* start *

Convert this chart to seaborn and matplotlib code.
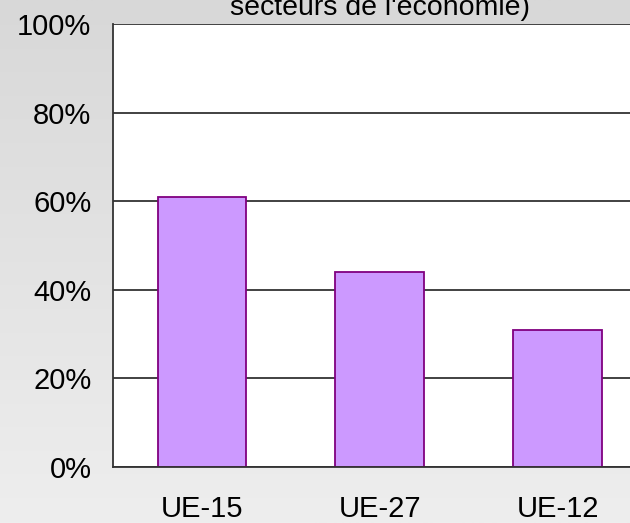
import numpy as np
import matplotlib
matplotlib.use('Agg')
import matplotlib.pyplot as plt
from matplotlib.colors import LinearSegmentedColormap
from matplotlib.ticker import PercentFormatter, FixedLocator
import seaborn as sns

# data
categories = ['UE-15', 'UE-27', 'UE-12']
values = [0.61, 0.44, 0.31]
title_line = "secteurs de l'économie)"

sns.set_style('white')
plt.rcParams['font.family'] = ['Liberation Sans', 'DejaVu Sans']

fig = plt.figure(figsize=(6.3, 5.23), dpi=100)

# grey gradient background behind everything
bg = fig.add_axes([0, 0, 1, 1], zorder=-10)
grad = LinearSegmentedColormap.from_list('bg', ['#eeeeee', '#d8d8d8'])
bg.imshow(np.linspace(0, 1, 256)[:, None], cmap=grad, aspect='auto',
          origin='lower', extent=[0, 1, 0, 1])
bg.axis('off')

ax = fig.add_axes([113 / 630, 56 / 523, 534 / 630, 443 / 523])
ax.set_facecolor('white')

sns.barplot(x=categories, y=values, color='#cc99ff', edgecolor='#800080',
            linewidth=1.3, width=0.5, saturation=1, ax=ax)

ax.set_ylim(0, 1)
ax.set_xlim(-0.5, 2.5)
ax.yaxis.set_major_locator(FixedLocator([0, 0.2, 0.4, 0.6, 0.8, 1.0]))
ax.yaxis.set_major_formatter(PercentFormatter(1.0, decimals=0))
ax.set_axisbelow(True)
ax.yaxis.grid(True, color='#333333', linewidth=1.3)

for side in ['top', 'right']:
    ax.spines[side].set_visible(False)
for side in ['left', 'bottom']:
    ax.spines[side].set_color('#333333')
    ax.spines[side].set_linewidth(1.3)

# ticks between categories, labels at the centres
ax.set_xticks([-0.5, 0.5, 1.5, 2.5], minor=True)
ax.tick_params(axis='x', which='minor', length=7, width=1.3, color='#333333',
               direction='out')
ax.tick_params(axis='x', which='major', length=0, pad=20, labelsize=21,
               labelcolor='black')
ax.tick_params(axis='y', length=0, pad=15.5, labelsize=21,
               labelcolor='black')
ax.set_xlabel('')
ax.set_ylabel('')

fig.text(380 / 630, 1 - 15 / 523, title_line, ha='center', va='baseline',
         fontsize=20.5, color='black')

fig.savefig('out.png', dpi=100)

* end *

### PROBLEM STATEMENT
Leave the pictures out and please restate exactly the lines running from the start of the material through the one with "import seaborn as sns".

### COMPLETED EXERCISE
Convert this chart to seaborn and matplotlib code.
import numpy as np
import matplotlib
matplotlib.use('Agg')
import matplotlib.pyplot as plt
from matplotlib.colors import LinearSegmentedColormap
from matplotlib.ticker import PercentFormatter, FixedLocator
import seaborn as sns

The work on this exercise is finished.